Flipping refers to the practice of buying real estate, securities, or IPOs with the intent of reselling them quickly to profit from market fluctuations.
Flipping refers to the practice of buying assets such as real estate or securities with the intention of quickly reselling them to make a profit from short-term market appreciations. This term is most commonly associated with real estate investments and Initial Public Offerings (IPOs) in the stock market. The primary goal of flipping is to capitalize on rapid price movements rather than long-term holding.
Real estate flipping involves purchasing properties, often at a below-market price, and then reselling them at a higher price within a short period. This type of flipping can involve:
Fix and Flip: Buying distressed properties, renovating them, and selling for a profit.

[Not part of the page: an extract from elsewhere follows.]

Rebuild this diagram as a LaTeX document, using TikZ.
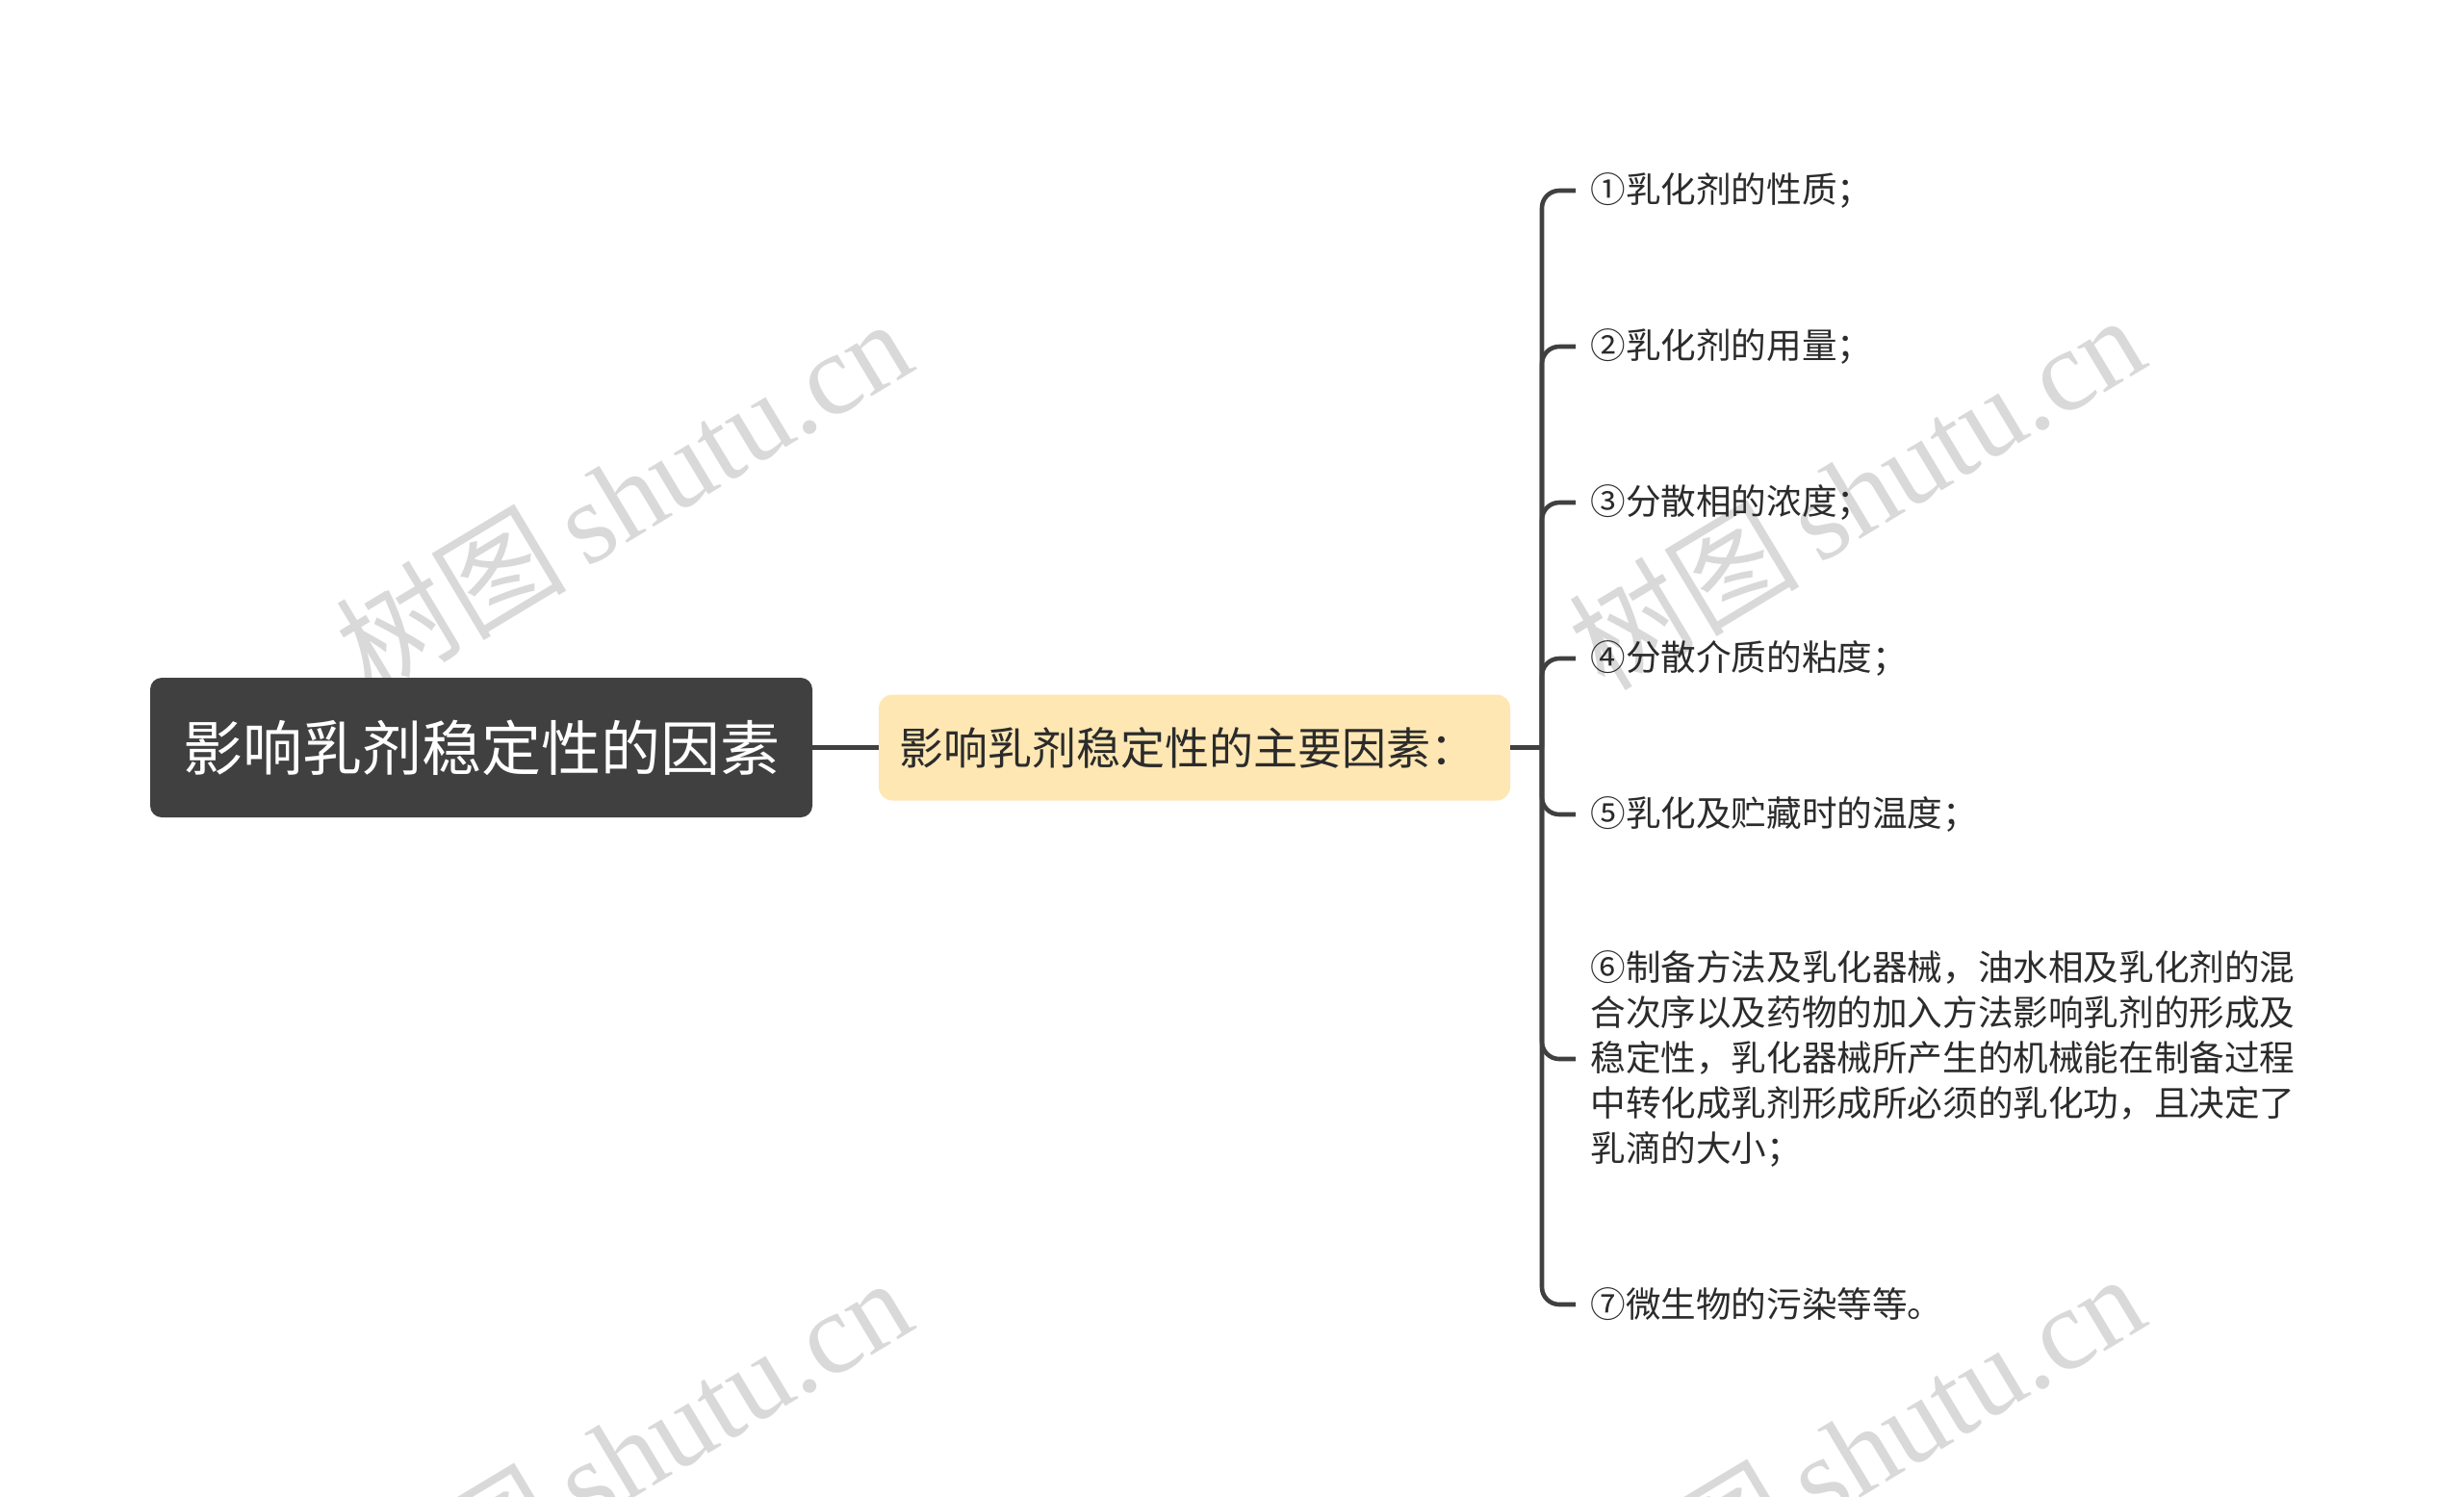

Wholesale Real Estate Flipping: Acquiring properties and selling them without any significant improvements or repairs.
This involves quickly buying and selling financial instruments such as stocks, bonds, or IPOs. Investors aim to benefit from short-term price movements. Common forms include:
IPO Flipping: Buying shares during an IPO and selling them as soon as trading begins on the secondary market.
Day Trading: Frequent buying and selling of securities within a single trading day.
Flipping, especially in the context of IPOs, can sometimes be viewed negatively due to the potential for market manipulation and the creation of artificial demand. Regulatory bodies might scrutinize these activities to ensure market fairness and transparency.
The efficacy of flipping is largely dependent on market conditions. In a booming market, flipping can yield substantial profits, whereas in a stagnant or declining market, it may lead to losses.
Flipping is primarily applicable in markets with high liquidity and volatility. It is often practiced by seasoned investors with a keen understanding of market dynamics and risk management strategies.
Risk: Flipping usually involves higher short-term risks compared to long-term investing.
Time Horizon: Flipping has a very short investment horizon compared to the buy-and-hold strategy of long-term investing.
Profit Realization: Flipping aims for quick, often smaller profits, while long-term investing seeks substantial gains over several years.
Day Trading: The practice of buying and selling securities within the same trading day.
Arbitrage: The simultaneous buying and selling of assets to exploit price differences in different markets.
Speculation: High-risk investment strategy aiming to make profits from price movements of assets.